A pesar de los avances y de una sociedad que puede adaptarse, limitaciones mediante, al teletrabajo, la compra online o incluso al ocio — desde conciertos a visitas museísticas, pasando por un riguroso telebotellón, cada cual tenga sus preferencias — , todavía no hay herramienta lo suficientemente desarrollada, ágil o potente que sustituya el contacto físico, la oxitocina que libera un abrazo apretado, el amor que guarda en sí una caricia. No estábamos preparados ni compramos, antes del estado de alarma, un kit de supervivencia para un mundo sin abrazos. En Amazon aún no lo venden.

«No puede ser que estemos aquí para no poder ser», escribiría Julio Cortázar en Rayuela; «tenemos que obligar a la realidad a que responda a nuestros sueños, hay que seguir soñando hasta abolir la falsa frontera entre lo ilusorio y lo tangible, hasta realizarnos y descubrir que el paraíso perdido está ahí, a la vuelta de la esquina».

Nos hemos dado cuenta de que la vida iba en serio y nos la teníamos que tomar como tal.

En este punto, nada es certero en lo que respecta a los fundamentos de nuestro sistema económico actual , las relaciones entre países y el desarrollo de la globalización, o no, en el futuro. ¿Qué será la normalidad a partir de ahora? ¿Cuáles los ritmos del día a día que nos sostiene y nos arrastra? En un marco de incertidumbres que rodea todos y cada uno de los escenarios que se plantean, lo único que podemos sacar en claro es que el humano nunca se sintió tanto como tal como cuando se le privó de su libertad de movimiento, de recibir y entregar el cariño de o al prójimo, ya fuera familia, vecino o transeúnte que te sonríe al sujetar la puerta de la boca de metro, o se le planteó tener que guardar distancias como un acto de amor definitivo.

Tras esa paleta de grises — y las pataletas de los grises — con la que engalanan las perspectivas desde los medios, hay escondido, como Wally en sus libros, un verde esperanza. Un verde que, paradójicamente, mantiene su lumbre con la falta de novedades en casa: esta es la mejor de las noticias ahora mismo, el tedio de los días iguales es ahora un sitio cómodo donde quedarse a vivir. «¿Todo igual que ayer? Esa es la buena noticia, mamá».

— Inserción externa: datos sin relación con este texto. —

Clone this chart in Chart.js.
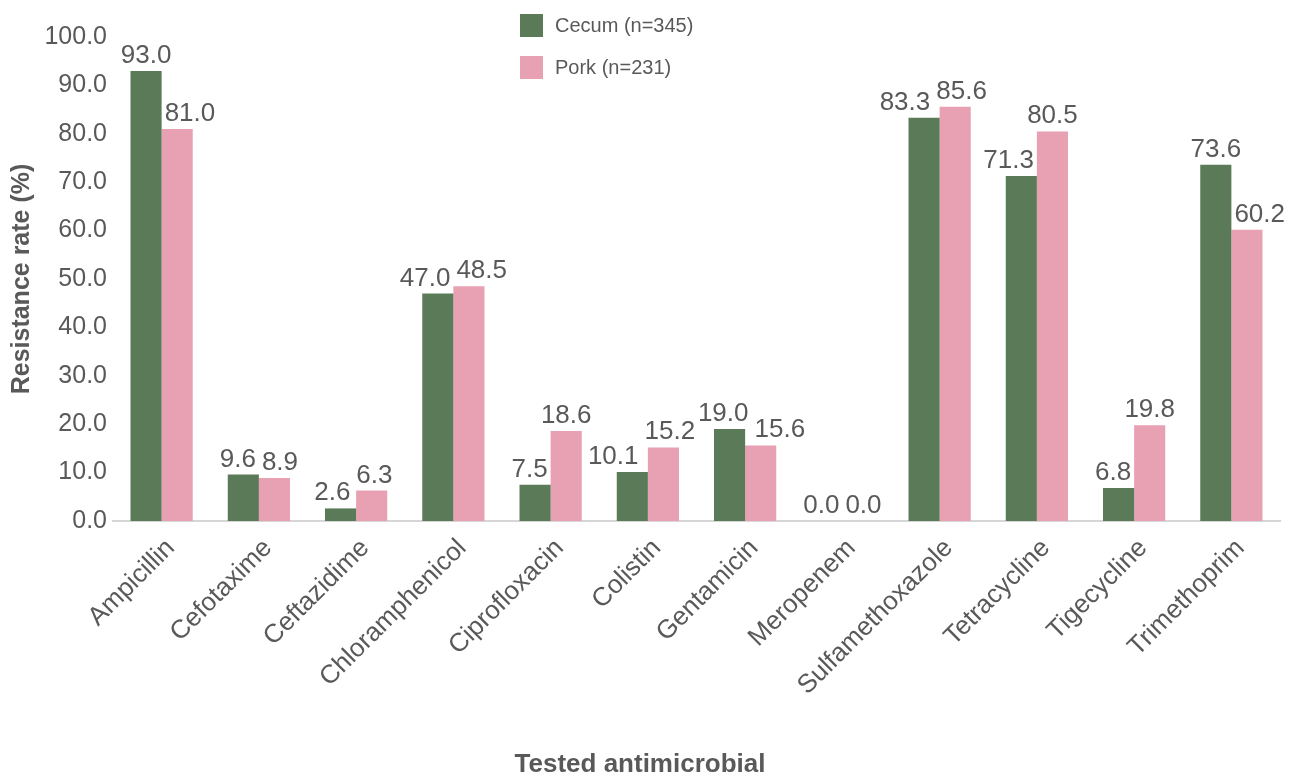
<!DOCTYPE html>
<html>
<head>
<meta charset="utf-8">
<script src="https://cdn.jsdelivr.net/npm/chart.js@4"></script>
<style>
  html, body { margin: 0; padding: 0; background: #ffffff; }
  #wrap { width: 1290px; height: 778px; position: relative; }
</style>
</head>
<body>
<div id="wrap"><canvas id="chart" width="1290" height="778"></canvas></div>
<script>
// Antimicrobial resistance rates (%) by isolate source
const antimicrobials = ['Ampicillin', 'Cefotaxime', 'Ceftazidime', 'Chloramphenicol', 'Ciprofloxacin',
  'Colistin', 'Gentamicin', 'Meropenem', 'Sulfamethoxazole', 'Tetracycline', 'Tigecycline', 'Trimethoprim'];
const cecumRates = [93.0, 9.6, 2.6, 47.0, 7.5, 10.1, 19.0, 0.0, 83.3, 71.3, 6.8, 73.6];
const porkRates  = [81.0, 8.9, 6.3, 48.5, 18.6, 15.2, 15.6, 0.0, 85.6, 80.5, 19.8, 60.2];
const seriesNames = ['Cecum (n=345)', 'Pork (n=231)'];
const yTicks = [0, 10, 20, 30, 40, 50, 60, 70, 80, 90, 100];

const GREEN = '#5b7b58';
const PINK = '#e8a0b3';
const TEXT = '#595959';
const FONT = '"Liberation Sans", Arial, Helvetica, sans-serif';
const LABEL_SIZE = 26;

// Value labels above each bar; a label that would sit over the
// neighbouring (taller) bar is moved clear of it, then the pair is
// pushed apart if the two labels still collide.
const valueLabels = {
  id: 'valueLabels',
  afterDatasetsDraw(chart) {
    const ctx = chart.ctx;
    ctx.save();
    ctx.font = LABEL_SIZE + 'px ' + FONT;
    ctx.fillStyle = TEXT;
    ctx.textAlign = 'center';
    ctx.textBaseline = 'alphabetic';
    const m0 = chart.getDatasetMeta(0), m1 = chart.getDatasetMeta(1);
    const d0 = chart.data.datasets[0].data, d1 = chart.data.datasets[1].data;
    const gap = 8, clear = 3;
    for (let i = 0; i < antimicrobials.length; i++) {
      const a = m0.data[i], b = m1.data[i];
      const ta = d0[i].toFixed(1), tb = d1[i].toFixed(1);
      const wa = ctx.measureText(ta).width, wb = ctx.measureText(tb).width;
      const ya = a.y - gap, yb = b.y - gap;
      const mid = (a.x + a.width / 2 + b.x - b.width / 2) / 2;
      let xa = a.x, xb = b.x;
      // left label sitting beside the taller right bar
      if (ya > b.y && xa + wa / 2 > mid - clear) xa = mid - clear - wa / 2;
      // right label sitting beside the taller left bar
      if (yb > a.y && xb - wb / 2 < mid + clear) xb = mid + clear + wb / 2;
      // labels at similar heights must not overlap each other
      if (Math.abs(ya - yb) < LABEL_SIZE) {
        const overlap = (xa + wa / 2 + 6) - (xb - wb / 2);
        if (overlap > 0) { xa -= overlap / 2; xb += overlap / 2; }
      }
      ctx.fillText(ta, xa, ya);
      ctx.fillText(tb, xb, yb);
    }
    ctx.restore();
  }
};

// Stacked legend drawn from the dataset labels and colours
const stackedLegend = {
  id: 'stackedLegend',
  afterDraw(chart) {
    const ctx = chart.ctx;
    ctx.save();
    ctx.font = '20px ' + FONT;
    ctx.textBaseline = 'middle';
    ctx.textAlign = 'left';
    chart.data.datasets.forEach((ds, k) => {
      const top = 14 + k * 42;
      ctx.fillStyle = ds.backgroundColor;
      ctx.fillRect(520, top, 23, 23);
      ctx.fillStyle = TEXT;
      ctx.fillText(ds.label, 555, top + 12);
    });
    ctx.restore();
  }
};

new Chart(document.getElementById('chart'), {
  type: 'bar',
  data: {
    labels: antimicrobials,
    datasets: [
      { label: seriesNames[0], data: cecumRates, backgroundColor: GREEN },
      { label: seriesNames[1], data: porkRates, backgroundColor: PINK }
    ]
  },
  options: {
    responsive: false,
    animation: false,
    layout: { padding: { top: 37, right: 10, bottom: 0, left: 0 } },
    datasets: { bar: { categoryPercentage: 0.64, barPercentage: 1.0 } },
    plugins: {
      legend: { display: false },
      tooltip: { enabled: false },
      title: {
        display: true,
        position: 'bottom',
        text: 'Tested antimicrobial',
        color: TEXT,
        font: { family: FONT, size: 26, weight: 'bold', lineHeight: 1.0 },
        padding: { top: 0, bottom: 0 }
      }
    },
    scales: {
      x: {
        grid: { display: false, drawTicks: false },
        border: { display: true, color: '#d6d6d6', width: 2 },
        ticks: {
          color: TEXT,
          font: { family: FONT, size: 26 },
          minRotation: 45,
          maxRotation: 45,
          padding: 12,
          labelOffset: 9,
          autoSkip: false
        },
        afterFit(scale) { scale.height = 778 - 521 - 26; }
      },
      y: {
        min: 0,
        max: 100,
        afterBuildTicks(scale) { scale.ticks = yTicks.map(v => ({ value: v })); },
        grid: { display: false, drawTicks: false },
        border: { display: false },
        ticks: {
          color: TEXT,
          font: { family: FONT, size: 25 },
          padding: 6,
          callback: v => Number(v).toFixed(1)
        },
        title: {
          display: true,
          text: 'Resistance rate (%)',
          color: TEXT,
          font: { family: FONT, size: 25, weight: 'bold', lineHeight: 1.2 },
          padding: { top: 7, bottom: 0 }
        },
        afterFit(scale) { scale.width = 113; }
      }
    }
  },
  plugins: [valueLabels, stackedLegend]
});
</script>
</body>
</html>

Las ganas que dejamos en modo de espera echarán a andar de nuevo, querremos ver el sol desde abajo y no a través del umbral de una ventana y los abuelos en sus residencias, al menos eso espero, recibirán la visita de sus nietos. Valdrá la pena la soledad y escribir estas líneas desde Madrid y no en casa, a una calle de la de mis abuelos, para luego volver con más apetito: a los brazos de la familia, al pueblo, a los días sencillos.

Quiero creer y creo que las cosas si no bien, no serán tan grises como parece, que la libertad volverá a llenar las calles de jolgorio, susurros y vocativos emocionados, y que habrá primaveras que florecerán fuera de estas cuatro paredes. Sobreviviremos a un mundo sin abrazos para volver a él y abrazarnos no con el mismo, sino mayor ímpetu que antes.